EEB Insider: Tom Giarla

What made you decide to pursue your Ph.D. in the University of Minnesota's Ecology, Evolution and Behavior program?

I applied to schools all over the country and visited several for interviews. The EEB graduate program stood out from the rest not only because of the top-notch research, but also the collegial nature of both the faculty and grad students. I saw lots of evidence of collaboration, co-advising and cooperation at all levels during my visit. For my research interests (systematics and phylogeography), the U of M especially appealed to me because many professors here are interested in the same topics, and the lab facilities are excellent.

I'm not from Minnesota and I have to ask, “What is a Minnesota winter like?”
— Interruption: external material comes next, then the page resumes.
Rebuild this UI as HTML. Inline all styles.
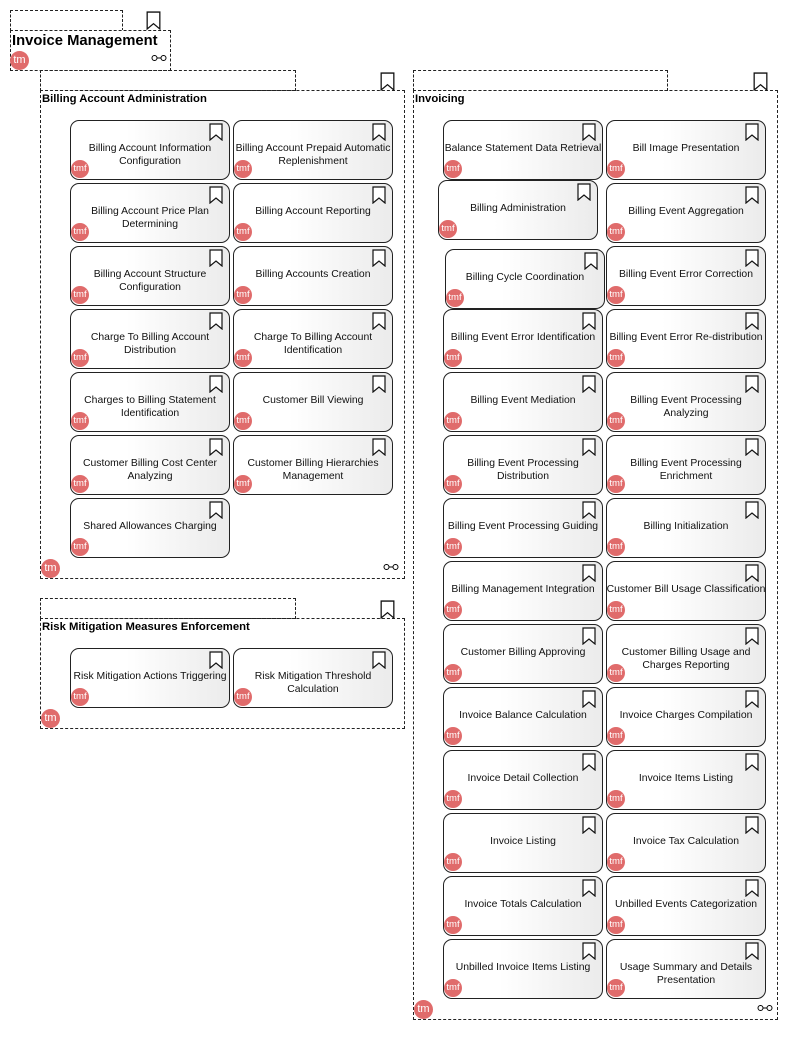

I'm not from Minnesota either, and the winters are quite an adventure. It can get absurdly cold here during a few weeks in January and February, but otherwise it's tolerable. Invest in a decent winter coat (or three), and you'll be fine. One under-appreciated fact: The onset of spring is deeply satisfying after a long, cold winter. You learn to appreciate the seasons! 

I don't think of myself as a city person. Is the University of Minnesota really an urban campus and what is that like for someone who likes the outdoors?

The EEB graduate program is based on the St. Paul campus of the U of M, which doesn't seem at all like an urban campus. It's quiet and has the feel of a much smaller school. The Minneapolis campus (which is a 15 minute bus ride away), on the other hand, is huge, bustling, and there’s a ton to do nearby. I like having both settings available. The urban parts of the Twin Cities are great—there's always some festival or restaurant to check out. Luckily, Minnesotans love the outdoors (even during winter), so there are lots of parks just outside the metro area where you can hike, canoe, go rock climbing, or cross-country ski. 

I've heard that some graduate programs are really cutthroat, what is the EEB program like?

It's not cutthroat. The students are friendly and (if I do say so myself) really smart and helpful. If you ever have a question about a statistics program or a certain method you haven't used before, one of your colleagues in the department will surely be happy to help. One thing that helps bind us together, I think, is our weekly Friday happy hour, which is always well attended and is a great time to relax with your peers after a long week.

Once you have your Ph.D., what are you going to do with your degree?

I hope to get a post-doctoral position for a year or two and then apply for faculty positions. 

I've heard that some graduate programs are only interested in students who aspire to be a faculty member at a top research university. Is the EEB program supportive of students interested in careers at other kinds of institutions?

Yes, I think so. A number of my colleagues are focused on teaching and want to work at a small, liberal arts college. Others are interested in policy-oriented work and want jobs with state or federal agencies. I think most advisors are very supportive of whatever career path you ultimately choose, even if you have a change of heart halfway through.